Australian Company Announcements / Searching

The enhanced searching features advised in an earlier announcement are now operational for SIRCA’s Australian Company Announcements (ACA) data set. ACA’s search syntax now lets you construct complex queries. The examples below show some of the things you can do.

Entering one or more words in the search field makes ACA search for documents that contain any of the words. For example, searching for

earnings quarterly

will return documents that contain either of both of the words “quarterly” and “earnings”.

You can specify that a particular word must or must not appear in search results by prefixing it with a “+” or “-” respectively. For example, searching for

+mining exploration -gold

will only return documents that contain the word “mining” and do not contain the word “gold”. Results may or may not contain the word “exploration”, but those that do will be considered more relevant and will appear first in the results list.

Searches can also combine words using the AND and OR keywords (NB: These must be entered in caps). In addition, parentheses can be used to group search terms. For example, searching for

kalgoorlie AND (gold OR silver)

will return documents that contain the word “kalgoorlie” and either or both of “gold” or “silver”.

It is possible to search for a phrase by enclosing it in quotes. For example, searching for

"chinese government"

will only return documents that contain that exact phrase.

You can use the wildcard characters “*” (to match any number of letters) or “?” (to match a single letter). For example, searching for

chin*

will match “china” and “chinese”, as well as any other word starting with “chin”. Wildcard characters can be used at the end of a search term or in the middle, but not at the start.

You can even do fuzzy and proximity searches.

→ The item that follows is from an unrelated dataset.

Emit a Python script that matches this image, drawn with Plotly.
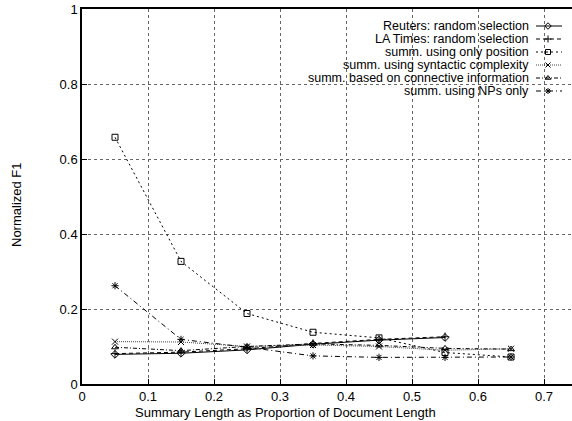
import plotly.graph_objects as go

# Summary length as a proportion of the document length
lengths = [0.05, 0.15, 0.25, 0.35, 0.45, 0.55, 0.65]

reuters_random = [0.079, 0.082, 0.091, 0.106, 0.117, 0.124]
latimes_random = [0.081, 0.085, 0.094, 0.108, 0.119, 0.126]
position_only = [0.658, 0.327, 0.188, 0.138, 0.123, 0.084, 0.072]
syntactic = [0.113, 0.112, 0.100, 0.104, 0.100, 0.090, 0.094]
connective = [0.098, 0.089, 0.100, 0.107, 0.103, 0.095, 0.093]
nps_only = [0.262, 0.119, 0.098, 0.075, 0.071, 0.071, 0.072]

series_names = [
    "Reuters: random selection",
    "LA Times: random selection",
    "summ. using only position",
    "summ. using syntactic complexity",
    "summ. based on connective information",
    "summ. using NPs only",
]
series_values = [reuters_random, latimes_random, position_only,
                 syntactic, connective, nps_only]
series_dash = ["solid", "4px,3px", "2px,3px", "1px,1px",
               "4px,2px,1px,2px", "5px,3px,1px,3px"]
series_symbol = ["diamond-open", "cross-thin-open", "square-open",
                 "x-thin-open", "triangle-up-open", "asterisk-open"]
series_color = ["#000000", "#000000", "#000000", "#444444",
                "#000000", "#000000"]

y_ticks = [0, 0.2, 0.4, 0.6, 0.8, 1]
y_ticklabels = ["0", "0.2", "0.4", "0.6", "0.8", "1"]
x_ticks = [0, 0.1, 0.2, 0.3, 0.4, 0.5, 0.6, 0.7]
x_ticklabels = ["0", "0.1", "0.2", "0.3", "0.4", "0.5", "0.6", "0.7"]

W, H = 572, 421
ML, MR, MT, MB = 82, 0, 9, 37
FONT = "Liberation Sans, Arial, Helvetica, sans-serif"

fig = go.Figure()

for name, vals, dash, sym, col in zip(series_names, series_values,
                                      series_dash, series_symbol, series_color):
    fig.add_trace(go.Scatter(
        x=lengths[:len(vals)], y=vals, mode="lines+markers", name=name,
        line=dict(color=col, width=1, dash=dash),
        marker=dict(symbol=sym, size=6, color="#000000",
                    line=dict(color="#000000", width=1)),
        showlegend=False,
    ))

# Key drawn in pixel coordinates on an overlay axis pair:
# right-aligned label followed by a short line sample with its marker.
key_text_right = 530
key_x0, key_x1, key_mark = 536, 562, 548
key_rows = [26, 39, 52, 65, 78, 91]
for name, dash, sym, col, ry in zip(series_names, series_dash, series_symbol,
                                    series_color, key_rows):
    fig.add_trace(go.Scatter(
        x=[key_x0, key_x1], y=[ry, ry], mode="lines",
        line=dict(color=col, width=1, dash=dash),
        xaxis="x2", yaxis="y2", showlegend=False, hoverinfo="skip",
    ))
    fig.add_trace(go.Scatter(
        x=[key_mark], y=[ry], mode="markers",
        marker=dict(symbol=sym, size=5, color="#000000",
                    line=dict(color="#000000", width=1)),
        xaxis="x2", yaxis="y2", showlegend=False, hoverinfo="skip",
    ))
    fig.add_annotation(
        x=key_text_right, y=ry, xref="x2", yref="y2", text=name,
        showarrow=False, xanchor="right", yanchor="middle",
        font=dict(family=FONT, size=12.5, color="#000000"),
        borderpad=0,
    )

plot_w = W - ML - MR
plot_h = H - MT - MB

fig.update_layout(
    width=W, height=H,
    margin=dict(l=ML, r=MR, t=MT, b=MB, pad=0),
    paper_bgcolor="white", plot_bgcolor="white",
    font=dict(family=FONT, size=13, color="#000000"),
    xaxis=dict(
        range=[0, 0.7424], tickvals=x_ticks, ticktext=x_ticklabels,
        showgrid=True, gridcolor="#666666", griddash="dot", gridwidth=1,
        zeroline=False, showline=True, linecolor="#000000", linewidth=1.5,
        mirror=True, ticks="inside", ticklen=5, tickcolor="#000000",
        tickfont=dict(size=13),
    ),
    yaxis=dict(
        range=[0, 1], tickvals=y_ticks, ticktext=y_ticklabels,
        showgrid=True, gridcolor="#666666", griddash="dot", gridwidth=1,
        zeroline=False, showline=True, linecolor="#000000", linewidth=1.5,
        mirror=False, ticks="inside", ticklen=5, tickcolor="#000000",
        tickfont=dict(size=13),
    ),
    xaxis2=dict(range=[ML, W - MR], overlaying="x", visible=False,
                fixedrange=True),
    yaxis2=dict(range=[H - MB, MT], overlaying="y", visible=False,
                fixedrange=True),
)

# Axis titles placed as annotations in paper coordinates
fig.add_annotation(
    x=(285 - ML) / plot_w, y=-(412 - (H - MB)) / plot_h,
    xref="paper", yref="paper",
    text="Summary Length as Proportion of Document Length",
    showarrow=False, xanchor="center", yanchor="middle", borderpad=0,
    font=dict(family=FONT, size=13, color="#000000"),
)
fig.add_annotation(
    x=-(ML - 17) / plot_w, y=(H - MB - 205) / plot_h,
    xref="paper", yref="paper", text="Normalized F1", textangle=-90,
    showarrow=False, xanchor="center", yanchor="middle", borderpad=0,
    font=dict(family=FONT, size=13, color="#000000"),
)

fig.write_html("out.html")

A fuzzy search finds matches like the string you define rather than exactly that string. For instance, a fuzzy search for “gold” might find “sold”, “bold”, “told”, “sole” depending upon the degree of fuzziness implemented. The degree of fuzziness is a parameter you can specify.

gold~

is how you request a fuzzy search for “gold” and

gold~0.8

defines a degree of fuzziness. Values closer to one are more precise and those nearer to zero are less precise. The default value, when no degree is specified, is 0.5.

A proximity search finds matches where words are within a specific number of words from each other. For example you may wish to find announcements with “cash” and “share” within six words of each other. Then you would specify

cash share”~6

ACA’s search functions are now implemented using Apache Lucene. See the Lucene Documentation for a complete description of the search syntax.

In addition to the new search capabilities, ACA now delivers all available text conversions as part of the Download Results link. Previously that link only delivered PDF files when these were available. Now, the text conversions of those files are also provided.

Researchers should note these conversions are not always accurate. Text conversions result from a process that does its best to find usable text in PDF documents. The worst conversions are not used but some degree of errors must be accepted in order to make text searching possible. So do not expect these text conversions to be error free. The original PDFs are provided so you can correct errors in announcement conversions that are particularly important to you.

Despite these realities, we are sure access to our text conversions means will you now be better able to routinely process Australian company announcements for statements that are most relevant to your research. The new targeting tools should help you find those announcements more quickly.

Enhancements to Australian Company Announcements database

Sirca is about to launch a new extension of their Australian Company Announcements product on July the 4th. The product currently allows searching of all Australian Company Announcements through a simple search interface. 

In the coming release, users will be able to perform rich searches using the Lucene Search Syntax. Users will also be able to retrieve the ‘OCR-ed’ version of the PDF in plain text.

This is the first in a series of imminent releases of new and innovative extensions to the Sirca product suite.

Australian Company Announcements / IPOs

The Australian Securities Exchange has supported Sirca since its inception, and has kindly made a broad array of its datasets available to us in order to help our mission to support academic research into the financial markets. These datasets include the feed of company announcements resulting from the ASX’s listing rules in the context of the continuous disclosure regime. As a result of this Sirca has developed an online database of ASX listed company announcements with an archive going back to 1992. This is available as an additional on-line resource called “Australian Company Announcements” for Sirca academic members and subscribers.

Sirca has developed software which exposes all available reference data for each disclosure, along with all the free text terms which appear in the bodies of the disclosures. Whilst the database is not as manually indexed as many of the offerings available from commercial providers it is nevertheless a very impressive resource in terms of enabling access to raw data.

As an example of how the database can be used, we were recently asked whether we could help with some research which was attempting to nail down the definitive listing of gold sector IPOs on the ASX for the last 5 years, along with a statement about the amount of capital raised.

Each company seeking access to the ASX needs to complete/submit a range of documentation and have these filed through the ASX ComNews service, these include prospectuses and information memoranda, along with standard ASX documentation. The ASX also issues official documents which indicate that an entity has been admitted to their official list. Using the way the ASX categorise these documents, combined with Sirca’s process of exposing the text of the disclosures it was possible to narrow down the overall list of IPOs to just those pertaining to the Gold sector. Furthermore the researcher was able to access the actual disclosures to cross check the amount of capital raised.